The NAS report found that in populations with low base rates of deception — such as employee screening where the vast majority of subjects are truthful — the polygraph would produce a significant number of false positives, incorrectly identifying truthful individuals as deceptive. For national security screening, where the consequences of a false positive include denial of a security clearance and effective termination of a career, the false positive rate represented a substantial cost borne by truthful individuals. The report recommended that federal agencies should not rely on polygraph testing for security screening and should instead invest in alternative approaches. Federal agencies continued using polygraphs after the report's publication.
Failure Condition
The polygraph measures a real physiological phenomenon. The instrument accurately records cardiovascular, respiratory, and electrodermal changes. The data is real. The failure is in the inferential step: the examiner's conclusion that the recorded arousal indicates deception rather than any other cause of autonomic activation. The methodology assumes that deception produces a distinctive physiological signature that can be distinguished from non-deceptive arousal. The NAS found that this assumption lacks adequate scientific support. No physiological response pattern unique to lying has been identified.
The polygraph result functions as a credential — a determination by a trained examiner using a standardized procedure that a person was or was not truthful. The credential carries consequential weight in contexts where the rules of evidence that exclude it from courtrooms do not apply. Courts have largely excluded polygraph evidence because judges recognized the methodology's limitations. But the same methodology produces results that determine security clearances, employment, and liberty in administrative contexts where no comparable gatekeeping applies. The credential exists. The examiner is certified. The procedure is standardized. The instrument produces data. The interpretation of that data — deception versus non-deceptive arousal — exceeds what the methodology can reliably distinguish. The technology measures arousal. The conclusion claims to measure truthfulness. The gap between what is measured and what is concluded is the evidentiary failure.
Observed Response
Federal agencies continued polygraph programs after the 2003 NAS report. No legislation restricted government polygraph use. The Department of Defense Polygraph Institute (now the National Center for Credibility Assessment) continues to train federal polygraph examiners. Some agencies expanded polygraph programs — the FBI increased polygraph use for internal security screening. Individual cases of false positives — security clearances denied to truthful applicants, careers ended — are generally not publicly documented because the administrative determinations are classified or not subject to public review. The polygraph persists in government use not because the scientific concerns were resolved, but because the contexts in which it operates lack the evidentiary gatekeeping that courts apply.
Analytical Findings
- The polygraph measures physiological arousal and an examiner interprets the arousal as indicating deception — but no physiological response pattern unique to deception has been scientifically identified
- The NAS (2003) found accuracy well above chance but well below perfection, with inherent limitations that research was unlikely to overcome — the fundamental problem is that arousal has multiple causes the instrument cannot distinguish
- Courts have largely excluded polygraph evidence because the methodology's limitations are recognized — but the same methodology carries consequential weight in administrative contexts (security clearances, employment, parole) where courtroom gatekeeping does not apply
- In screening populations where most subjects are truthful, the false positive rate means a significant number of truthful individuals are incorrectly identified as deceptive, with career-ending consequences
- Federal agencies conduct an estimated 70,000+ examinations annually and continued the practice after the NAS recommended against reliance on polygraph screening
- The pattern matches other Domain 1 cases: the technology produces real data, the examiner is certified, the procedure is standardized — but the conclusion attributed to the data exceeds what the methodology can reliably support
- 1. National Research Council, "The Polygraph and Lie Detection," National Academies Press, 2003.
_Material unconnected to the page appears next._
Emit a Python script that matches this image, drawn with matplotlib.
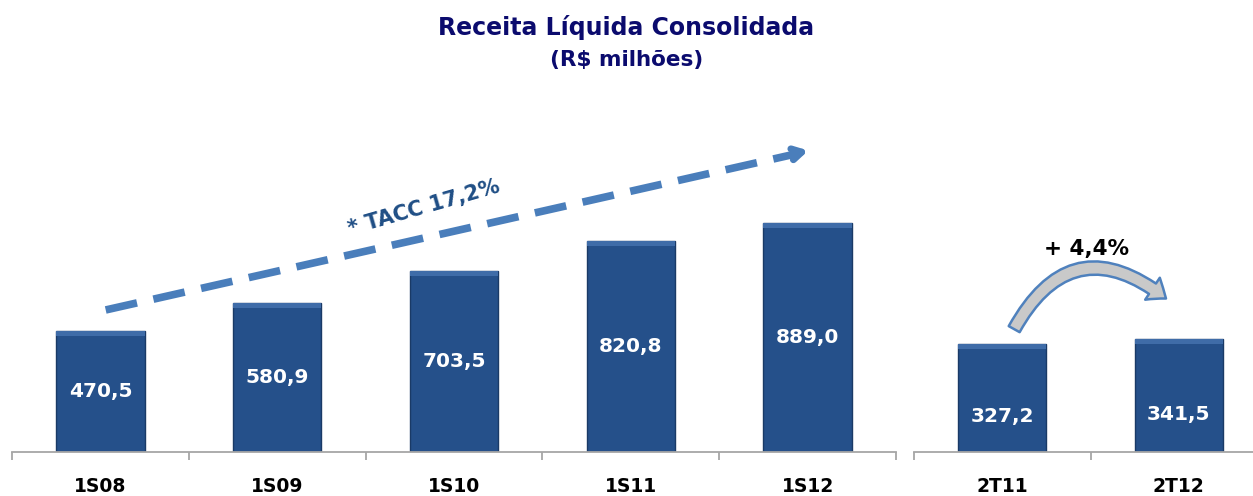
import matplotlib.pyplot as plt
from matplotlib.patches import FancyArrowPatch
import numpy as np

# dados
periodos_sem = ['1S08', '1S09', '1S10', '1S11', '1S12']
receita_sem = [470.5, 580.9, 703.5, 820.8, 889.0]
periodos_tri = ['2T11', '2T12']
receita_tri = [327.2, 341.5]
rotulos_sem = ['470,5', '580,9', '703,5', '820,8', '889,0']
rotulos_tri = ['327,2', '341,5']

cor_barra = '#25508A'
cor_borda = '#1A3A66'
cor_topo = '#3F6CA8'
cor_eixo = '#A6A6A6'

fig = plt.figure(figsize=(12.53, 4.96), dpi=100)
ax1 = fig.add_axes([12 / 1253, 44 / 496, 884 / 1253, 352 / 496])
ax2 = fig.add_axes([914 / 1253, 44 / 496, 353 / 1253, 352 / 496])


def estilo(ax, nomes, ymax):
    x = np.arange(len(nomes))
    ax.set_xlim(-0.5, len(nomes) - 0.5)
    ax.set_ylim(0, ymax)
    for s in ['top', 'right', 'left']:
        ax.spines[s].set_visible(False)
    ax.spines['bottom'].set_color(cor_eixo)
    ax.spines['bottom'].set_linewidth(1.3)
    ax.set_yticks([])
    ax.set_xticks(x)
    ax.set_xticklabels(nomes, fontsize=13.5, fontweight='bold', color='black')
    ax.tick_params(axis='x', which='major', length=0, pad=18)
    ax.set_xticks(np.arange(len(nomes) + 1) - 0.5, minor=True)
    ax.tick_params(axis='x', which='minor', length=6, width=1.3, color=cor_eixo)
    ax.patch.set_alpha(0)
    return x


x1 = estilo(ax1, periodos_sem, 1368)
x2 = estilo(ax2, periodos_tri, 1067)


def barras(ax, x, vals, escala):
    ax.bar(x, vals, width=0.5, color=cor_barra, edgecolor=cor_borda, linewidth=1)
    # brilho no topo da barra (efeito chanfrado)
    faixa = 5 / escala
    ax.bar(x, [faixa] * len(vals), bottom=[v - faixa for v in vals], width=0.5,
           color=cor_topo, linewidth=0)


barras(ax1, x1, receita_sem, 0.2572)
barras(ax2, x2, receita_tri, 0.330)

for xi, v, r in zip(x1, receita_sem, rotulos_sem):
    ax1.text(xi, v / 2, r, ha='center', va='center', color='white',
             fontsize=14.5, fontweight='bold')
for xi, v, r in zip(x2, receita_tri, rotulos_tri):
    ax2.text(xi, v / 3, r, ha='center', va='center', color='white',
             fontsize=14.5, fontweight='bold')

# titulo
fig.text(0.5, 1 - 28 / 496, 'Receita Líquida Consolidada', ha='center', va='center',
         fontsize=17, fontweight='bold', color='#0B0B6E')
fig.text(0.5, 1 - 60 / 496, '(R$ milhões)', ha='center', va='center',
         fontsize=15.5, fontweight='bold', color='#0B0B6E')

# seta tracejada TACC
cor_seta = '#4A7EBB'
ax1.plot([0.03, 3.93], [552, 1158], color=cor_seta, lw=5.5,
         linestyle=(0, (4.2, 2.2)), solid_capstyle='butt', dash_capstyle='butt')
ax1.annotate('', xy=(4.02, 1174), xytext=(3.9, 1155),
             arrowprops=dict(arrowstyle='->,head_length=0.7,head_width=0.4',
                             color=cor_seta, lw=5))
ax1.text(1.83, 950, '* TACC 17,2%', rotation=16, ha='center', va='center',
         fontsize=15, fontweight='bold', color='#1F4E85')

# seta curva
curva = FancyArrowPatch((0.06, 365), (0.94, 460),
                        connectionstyle='arc3,rad=-0.6',
                        arrowstyle='simple,head_width=1.9,head_length=1.2,tail_width=0.9',
                        mutation_scale=10, facecolor='#C9C9C9', edgecolor='#4F81BD',
                        linewidth=1.8, clip_on=False)
ax2.add_patch(curva)
ax2.text(0.48, 615, '+ 4,4%', ha='center', va='center', fontsize=15.5,
         fontweight='bold', color='black')

fig.savefig('out.png', dpi=100)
- 2. Employee Polygraph Protection Act of 1988, 29 U.S.C. § 2001-2009.
- 3. United States v. Scheffer, 523 U.S. 303 (1998) (upholding per se exclusion of polygraph evidence in military courts-martial).
- 4. National Center for Credibility Assessment (formerly Department of Defense Polygraph Institute), federal polygraph examiner training and standards.
- 5. American Psychological Association, "The Truth About Lie Detectors (aka Polygraph Tests)," resolution and scientific review.